**Provided material**
-- -- --

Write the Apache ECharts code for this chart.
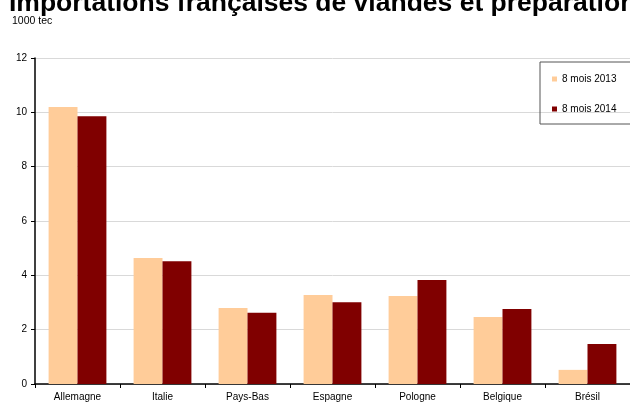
<!DOCTYPE html>
<html><head><meta charset="utf-8">
<script src="https://cdn.jsdelivr.net/npm/echarts@6/dist/echarts.min.js"></script>
<style>html,body{margin:0;padding:0;background:#fff}#c{width:630px;height:402px}</style>
</head><body><div id="c"></div>
<script>
const categories = ['Allemagne','Italie','Pays-Bas','Espagne','Pologne','Belgique','Brésil'];
const values2013 = [10.2, 4.64, 2.8, 3.28, 3.24, 2.47, 0.52];
const values2014 = [9.86, 4.52, 2.62, 3.01, 3.83, 2.76, 1.47];
const seriesNames = ['8 mois 2013', '8 mois 2014'];
const yTicks = [0, 2, 4, 6, 8, 10, 12];

const chart = echarts.init(document.getElementById('c'));
chart.setOption({
  animation: false,
  textStyle: {fontFamily: 'Liberation Sans, Arial, sans-serif'},
  title: [
    {text: 'Importations françaises de viandes et préparations', left: 9, top: -10, padding: 0,
     textStyle: {fontSize: 26.5, fontWeight: 'bold', color: '#000', fontFamily: 'Liberation Sans', lineHeight: 27}},
    {text: '1000 tec', left: 12, top: 16, padding: 0,
     textStyle: {fontSize: 10.5, fontWeight: 'normal', color: '#000', fontFamily: 'Liberation Sans'}}
  ],
  legend: {
    data: seriesNames, orient: 'vertical', left: 540, top: 62,
    borderColor: '#555', borderWidth: 1, padding: [12, 40, 10, 12],
    itemWidth: 5, itemHeight: 5, itemGap: 20, icon: 'rect',
    textStyle: {fontSize: 10, color: '#000', fontFamily: 'Liberation Sans'}
  },
  grid: {left: 35, right: 0, top: 58, bottom: 18, containLabel: false},
  xAxis: {
    type: 'category', data: categories,
    axisLine: {lineStyle: {color: '#000', width: 1.5}},
    axisTick: {show: true, length: 4, lineStyle: {color: '#000'}},
    axisLabel: {fontSize: 10, color: '#000', margin: 8}
  },
  yAxis: {
    type: 'value', min: 0, max: 12, interval: 2,
    axisLine: {show: true, lineStyle: {color: '#000', width: 1.5}},
    axisTick: {show: true, length: 4, lineStyle: {color: '#000'}},
    axisLabel: {fontSize: 10, color: '#000', margin: 8,
      formatter: v => yTicks.includes(v) ? String(v) : ''},
    splitLine: {lineStyle: {color: '#d9d9d9'}}
  },
  series: [
    {name: seriesNames[0], type: 'bar', data: values2013, barGap: '0%', barCategoryGap: '32%',
     itemStyle: {color: '#FFCC99'}},
    {name: seriesNames[1], type: 'bar', data: values2014, barGap: '0%', barCategoryGap: '32%',
     itemStyle: {color: '#800000'}}
  ]
});
</script></body></html>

-- -- --

**Short problem**
The lines from the top of the data above through the one holding "const yTicks = [0, 2, 4, 6, 8, 10, 12];" are to be repeated exactly, and only those, with no pictures.

**Task answer**
Write the Apache ECharts code for this chart.
<!DOCTYPE html>
<html><head><meta charset="utf-8">
<script src="https://cdn.jsdelivr.net/npm/echarts@6/dist/echarts.min.js"></script>
<style>html,body{margin:0;padding:0;background:#fff}#c{width:630px;height:402px}</style>
</head><body><div id="c"></div>
<script>
const categories = ['Allemagne','Italie','Pays-Bas','Espagne','Pologne','Belgique','Brésil'];
const values2013 = [10.2, 4.64, 2.8, 3.28, 3.24, 2.47, 0.52];
const values2014 = [9.86, 4.52, 2.62, 3.01, 3.83, 2.76, 1.47];
const seriesNames = ['8 mois 2013', '8 mois 2014'];
const yTicks = [0, 2, 4, 6, 8, 10, 12];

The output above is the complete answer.